Paid amplification is a way for brands to keep up with the influx of advertisements and sponsored posts across the Instagram platform. With so much competition for the attention of consumers, the question of whether a brand needs to amplify or not has now been replaced by what to amplify and by how much. Here’s what you need to know when approaching social amplification investments for your brand.
Not all content behaves equally
The key to approaching social amplification lies in a greater understanding of how content behaves on its platform. For example, the Instagram algorithm currently rewards content that has strong engagement by putting it on the Instagram Explore page — essentially creating organic amplification and an opportunity to be discovered by those outside of the influencer’s direct following.
In instances where the algorithm has served out an influencer’s content more widely, this presents an opportunity to maximise amplification. By boosting content that already is being rewarded by the platform, marketers and brands further extend the life of content proven to resonate with target audiences.
Align your distribution plan to content being rewarded
So how do you prepare ahead of time for content to be rewarded? The short answer is that you can’t always know this ahead of time. Ultimately, organic reach should compliment paid amplification, creating a balance. For some audiences you can reach them through organic content, others will involve paid, others still will need ads. Make sure to have a distribution plan from the outset, noting which content you’ll be sending where and to which audience. This is where you build in boosting content that’s doing well — we can’t necessarily predict what will resonate with audiences, so be prepared for content to surprise you.
Amplification must tie back to campaign objectives
The decision on what to boost and by how much should ultimately tie back to the brand’s campaign objectives. If the aim is to pursue an ambassador relationship with well-known media personalities, a campaign will naturally lean towards a certain level of amplification to ensure the right level of exposure. In contrast to this, smaller collaborations between brands and influencers to reach more niche audiences may not require paid amplification.
The key consideration is to never adopt a ‘spray and pray’ approach that pins all hopes on paid amplification to reach desired audiences.

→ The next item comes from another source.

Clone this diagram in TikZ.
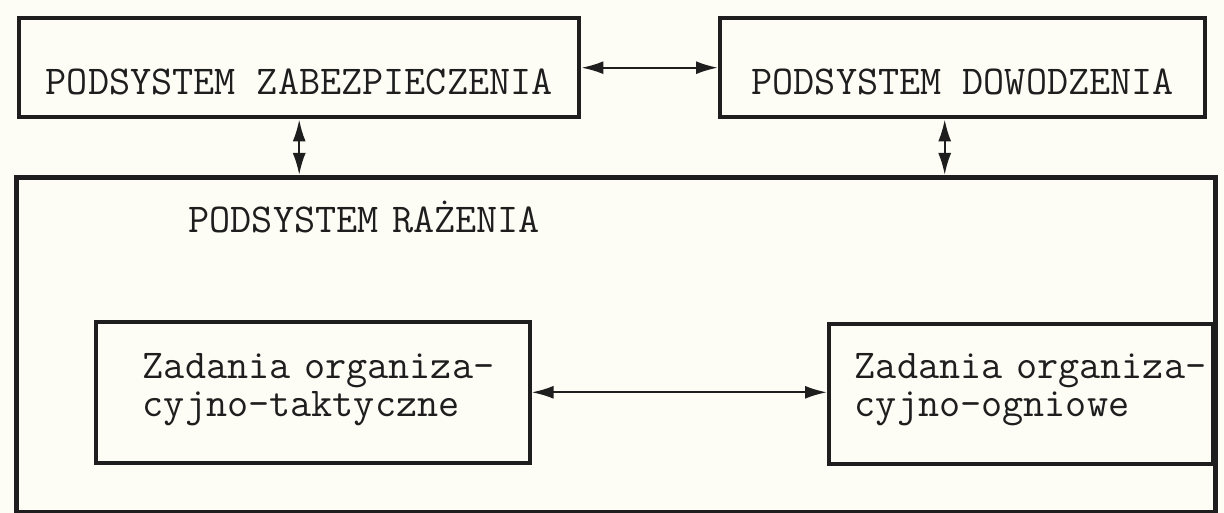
\documentclass[tikz,border=0pt]{standalone}
\usetikzlibrary{arrows.meta}
\definecolor{paper}{RGB}{253,253,246}
\definecolor{ink}{RGB}{30,30,30}
\begin{document}
\begin{tikzpicture}[x=0.5pt,y=-0.5pt,
    >={Latex[length=11pt,width=6.5pt]},
    blok/.style={draw=ink, text=ink, line width=2.2pt, inner ysep=0pt, anchor=north west,
      font=\fontsize{20.5pt}{18.8pt}\selectfont\ttfamily},
    wew/.style={blok, line width=1.8pt, align=left},
    lacz/.style={<->, draw=ink, line width=1.1pt}]
    \fill[paper] (0,0) rectangle (1224,513);
    \useasboundingbox (0,0) rectangle (1224,513);

    \node[blok, minimum width=280pt, text height=38pt, text depth=11.5pt] (zab) at (17,16)
      {PODSYSTEM ZABEZPIECZENIA};
    \node[blok, minimum width=242.5pt, text height=38pt, text depth=11.5pt] (dow) at (718,16)
      {PODSYSTEM DOWODZENIA};
    \node[blok, line width=2.6pt, align=left, text width=427.5pt, inner xsep=86pt,
      text height=27.5pt, text depth=140pt] (raz) at (14,175)
      {PODSYSTEM RAŻENIA};
    \node[wew, text width=170pt, inner xsep=23.5pt, text height=28.5pt, text depth=42pt] (tak) at (94,320)
      {Zadania~organiza-\\cyjno-taktyczne};
    \node[wew, text width=166pt, inner xsep=13pt, text height=27.5pt, text depth=42.5pt] (ogn) at (827,322)
      {Zadania~organiza-\\cyjno-ogniowe};

    \draw[lacz] (zab.east) -- (dow.west);
    \draw[lacz] (zab.south) -- (zab.south |- raz.north);
    \draw[lacz] ([xshift=-9pt]dow.south) -- ([xshift=-9pt]dow.south |- raz.north);
    \draw[lacz] (tak.east) -- (tak.east -| ogn.west);
  \end{tikzpicture}
\end{document}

It’s easy for brands to get swept up in newfound pressure to put more paid amplification behind influencer posts for the sake of simply reaching a wider audience. However, any conversation around boosting first needs to factor in content being rewarded organically, and always tie it back to whether the campaign objectives demand amplification for success. Boosting for the sake of it won’t lead to rewards, so make sure to prepare ahead of time before putting money behind content without any plan.